Uneinheitliches Bild
Was genau provoziert nun also mancherorts den Rückgang bei den Neuinfektionen – und damit möglicherweise auch das rasche Abflauen der vierten Welle? "Das ist pauschal sehr schwierig zu beantworten", schickt Francesco Cardona, Epidemiologe und Neonatologe an der MedUni Wien, voraus. "Es hat sich gezeigt, dass sich steigende Zahlen quasi überall auch immer in einer Verhaltensänderung widerspiegeln. Die Bevölkerung wird vorsichtiger, allein das kann Ansteckungen verhindern." Einschränkende Maßnahmen im Alltag (Maskenpflicht, Abstandregeln, etc.) tragen ebenfalls dazu bei und sind in vielen Ländern nach wie vor in Kraft.
Eine These, die auf alle Nationen mit grassierender Delta-Mutation (infektiöser als frühere Varianten) zutreffen könnte: Je ansteckender ein Virus, desto schneller durchseucht es den Pool an verfügbaren Wirten – und verschwindet auch entsprechend rasch wieder. Zwar könne diese Theorie den Infektionsrückgang in manchen Ländern miterklären, "global gesehen gibt es aber immer noch ein riesiges Reservoir an für das Virus empfänglichen Menschen".
Um eine Trendwende im Infektionsgeschehen als solche benennen zu können, müsse ohnehin erst geklärt werden, "ob es sich um ein reales Sinken oder ein Sinken aufgrund niedriger Testraten handelt". Für alle genannten Nationen sei vorstellbar, dass die Zahlen nach einem Knick wieder steigen. In Großbritannien bleibt laut Cardona zudem abzuwarten, ob sich die Öffnungsschritte Mitte Juli nicht doch noch in steigenden Zahlen manifestieren.
Ähnliche Verläufe
Auffallend sei, "dass die epidemiologischen Kurven in vielen Ländern doch annährend parallel verlaufen". Hier könnte der globale Reiseverkehr eine Rolle spielen, ebenso wie die Tatsache, "dass es seit Beginn der Pandemie große Infektionsbewegungen gibt, die selbst durch Restriktionen auf Landesebene schwierig zu steuern scheinen". Nur sehr strenge Maßnahmen – siehe Australien oder Neuseeland – seien sehr gut geeignet, große Infektionsbewegungen einzudämmen
In Großbritannien wirken laut Cardona allerdings jedenfalls bereits die Immunisierungseffekte, vor allem durch die Impfung und zu einem kleineren Teil durch Genese, zusammen. "In der Altersgruppe der Über-40-Jährigen verfügen schon über 90 Prozent über einen gewissen Schutz." Zuletzt wurden dort über eine Million Menschen vorsorglich in Corona-Quarantäne geschickt. Auch in der breiten Isolation von Kontaktpersonen und guten Contact Tracing sieht er eindämmendes Potenzial.

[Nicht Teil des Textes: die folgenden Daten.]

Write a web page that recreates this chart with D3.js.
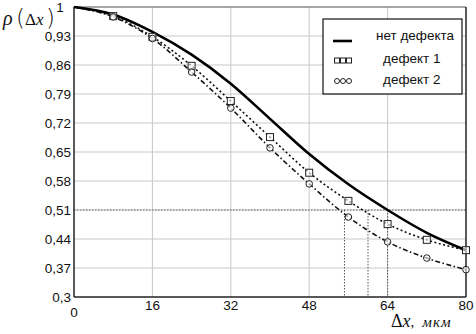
<!DOCTYPE html>
<html><head><meta charset="utf-8">
<script src="https://cdn.jsdelivr.net/npm/d3@7"></script>
<style>body{margin:0;background:#fff}svg{display:block}</style>
</head><body><svg id="c" width="476" height="334"></svg>
<script>
const xs = [0, 8, 16, 24, 32, 40, 48, 56, 64, 72, 80];
const noDefect = [1, 0.982, 0.94, 0.885, 0.815, 0.73, 0.645, 0.572, 0.51, 0.455, 0.413];
const defect1 = [1, 0.978, 0.928, 0.858, 0.773, 0.686, 0.6, 0.532, 0.476, 0.438, 0.413];
const defect2 = [1, 0.976, 0.924, 0.843, 0.756, 0.66, 0.573, 0.493, 0.433, 0.394, 0.366];
const yTicks = [0.3, 0.37, 0.44, 0.51, 0.58, 0.65, 0.72, 0.79, 0.86, 0.93, 1];
const xTicks = [0, 16, 32, 48, 64, 80];
const legendLabels = ["нет дефекта", "дефект 1", "дефект 2"];
const refLevel = 0.51;
const refX = [55.2, 60, 64];

const svg = d3.select("#c");
const L = 74, R = 466, T = 7, B = 297;
const x = d3.scaleLinear().domain([0, 80]).range([L, R]);
const y = d3.scaleLinear().domain([0.3, 1]).range([B, T]);
const font = "Liberation Sans, Arial, sans-serif";
const serif = "Liberation Serif, Times New Roman, serif";

// grid
svg.append("g").selectAll("line").data(xTicks.slice(1, -1)).join("line")
  .attr("x1", d => x(d)).attr("x2", d => x(d)).attr("y1", T).attr("y2", B)
  .attr("stroke", "#c8c8c8").attr("stroke-width", 1);
svg.append("g").selectAll("line").data(yTicks.slice(1, -1)).join("line")
  .attr("x1", L).attr("x2", R).attr("y1", d => y(d)).attr("y2", d => y(d))
  .attr("stroke", "#c8c8c8").attr("stroke-width", 1);

// reference dotted lines
svg.append("line").attr("x1", L).attr("x2", R).attr("y1", y(refLevel)).attr("y2", y(refLevel))
  .attr("stroke", "#666").attr("stroke-width", 1).attr("stroke-dasharray", "1.5,1.5");
svg.append("g").selectAll("line").data(refX).join("line")
  .attr("x1", d => x(d)).attr("x2", d => x(d)).attr("y1", y(refLevel)).attr("y2", B)
  .attr("stroke", "#555").attr("stroke-width", 1).attr("stroke-dasharray", "1.5,1.5");

// frame
svg.append("line").attr("x1", L).attr("x2", R).attr("y1", T).attr("y2", T).attr("stroke", "#888").attr("stroke-width", 1.5);
svg.append("line").attr("x1", R).attr("x2", R).attr("y1", T).attr("y2", B).attr("stroke", "#222").attr("stroke-width", 1.5);
svg.append("line").attr("x1", L).attr("x2", R).attr("y1", B).attr("y2", B).attr("stroke", "#222").attr("stroke-width", 1.5);
svg.append("line").attr("x1", L).attr("x2", L).attr("y1", T).attr("y2", B).attr("stroke", "#222").attr("stroke-width", 1.5);

const line = d3.line().x((d, i) => x(xs[i])).y(d => y(d)).curve(d3.curveMonotoneX);

svg.append("path").attr("d", line(defect2)).attr("fill", "none").attr("stroke", "#111")
  .attr("stroke-width", 1.6).attr("stroke-dasharray", "5,2.5,1.5,2.5");
svg.append("path").attr("d", line(defect1)).attr("fill", "none").attr("stroke", "#111")
  .attr("stroke-width", 1.6).attr("stroke-dasharray", "2,2.5");
svg.append("path").attr("d", line(noDefect)).attr("fill", "none").attr("stroke", "#000")
  .attr("stroke-width", 2.6);

svg.append("g").selectAll("rect").data(defect1.slice(1)).join("rect")
  .attr("x", (d, i) => x(xs[i + 1]) - 3.5).attr("y", d => y(d) - 3.5)
  .attr("width", 7).attr("height", 7).attr("fill", "#fff").attr("fill-opacity", 0.6)
  .attr("stroke", "#222").attr("stroke-width", 1);
svg.append("g").selectAll("circle").data(defect2.slice(1)).join("circle")
  .attr("cx", (d, i) => x(xs[i + 1])).attr("cy", d => y(d)).attr("r", 3.3)
  .attr("fill", "#fff").attr("fill-opacity", 0.6).attr("stroke", "#222").attr("stroke-width", 1);

// y tick labels
svg.append("g").selectAll("text").data(yTicks.slice(0, -1)).join("text")
  .attr("x", 71).attr("y", d => y(d) + 5).attr("text-anchor", "end")
  .attr("font-family", font).attr("font-size", 13.5).attr("fill", "#111")
  .text(d => String(d).replace(".", ","));
svg.append("text").attr("x", 60).attr("y", 12).attr("text-anchor", "middle")
  .attr("font-family", font).attr("font-size", 13.5).attr("fill", "#111").text("1");

// x tick labels
svg.append("g").selectAll("text").data(xTicks).join("text")
  .attr("x", d => x(d)).attr("y", d => d === 0 ? 317 : 310).attr("text-anchor", "middle")
  .attr("font-family", font).attr("font-size", 13.5).attr("fill", "#111")
  .text(d => d);

// axis titles
svg.append("text").attr("x", 3).attr("y", 25).attr("font-family", serif).attr("font-style", "italic")
  .attr("font-size", 20).attr("fill", "#111").text("ρ");
svg.append("text").attr("x", 16).attr("y", 26).attr("font-family", "DejaVu Sans, sans-serif")
  .attr("font-weight", 200).attr("font-size", 23).attr("fill", "#111").text("(");
const yt = svg.append("text").attr("x", 25).attr("y", 25).attr("font-family", serif).attr("fill", "#111");
yt.append("tspan").attr("font-size", 17).text("Δ");
yt.append("tspan").attr("font-size", 17).attr("font-style", "italic").text("x");
svg.append("text").attr("x", 46).attr("y", 26).attr("font-family", "DejaVu Sans, sans-serif")
  .attr("font-weight", 200).attr("font-size", 23).attr("fill", "#111").text(")");

const xt = svg.append("text").attr("x", 391).attr("y", 327).attr("font-family", serif).attr("fill", "#111");
xt.append("tspan").attr("font-size", 18).text("Δ");
xt.append("tspan").attr("font-size", 18).attr("font-style", "italic").text("x");
xt.append("tspan").attr("font-size", 15).text(",");
xt.append("tspan").attr("font-size", 15).attr("font-style", "italic").attr("dx", 8).attr("letter-spacing", 1).text("мкм");

// legend
const lg = svg.append("g");
lg.append("rect").attr("x", 323).attr("y", 19).attr("width", 139).attr("height", 75)
  .attr("fill", "#fff").attr("stroke", "#111").attr("stroke-width", 1.2);
lg.append("line").attr("x1", 333).attr("x2", 352).attr("y1", 41).attr("y2", 41).attr("stroke", "#000").attr("stroke-width", 2.6);
[337, 343, 349].forEach(cx => {
  lg.append("rect").attr("x", cx - 2.5).attr("y", 58).attr("width", 5).attr("height", 5).attr("fill", "#fff").attr("stroke", "#222").attr("stroke-width", 1);
  lg.append("circle").attr("cx", cx).attr("cy", 81).attr("r", 2.5).attr("fill", "#fff").attr("stroke", "#222").attr("stroke-width", 1);
});
const ly = [40, 63, 84];
const lx = [376, 383, 383];
legendLabels.forEach((t, i) => {
  lg.append("text").attr("x", lx[i]).attr("y", ly[i]).attr("font-family", font).attr("font-size", 13.5).attr("fill", "#111").text(t);
});
</script></body></html>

In den USA steigen die Infektionszahlen derzeit, vor allem im impfskeptischen Süden. Der oberste Immunologe des Landes, Anthony Fauci, spricht bereits von einer "Pandemie der Ungeimpften". Die Impfung ist und bleibe der wichtigste Schlüssel zur Eindämmung der Pandemie, sagt Cardona: "Wer glaubt, dass wir es ohne hohe Durchimpfungsrate – und wir reden hier von weit über 80 Prozent – hinbekommen, irrt."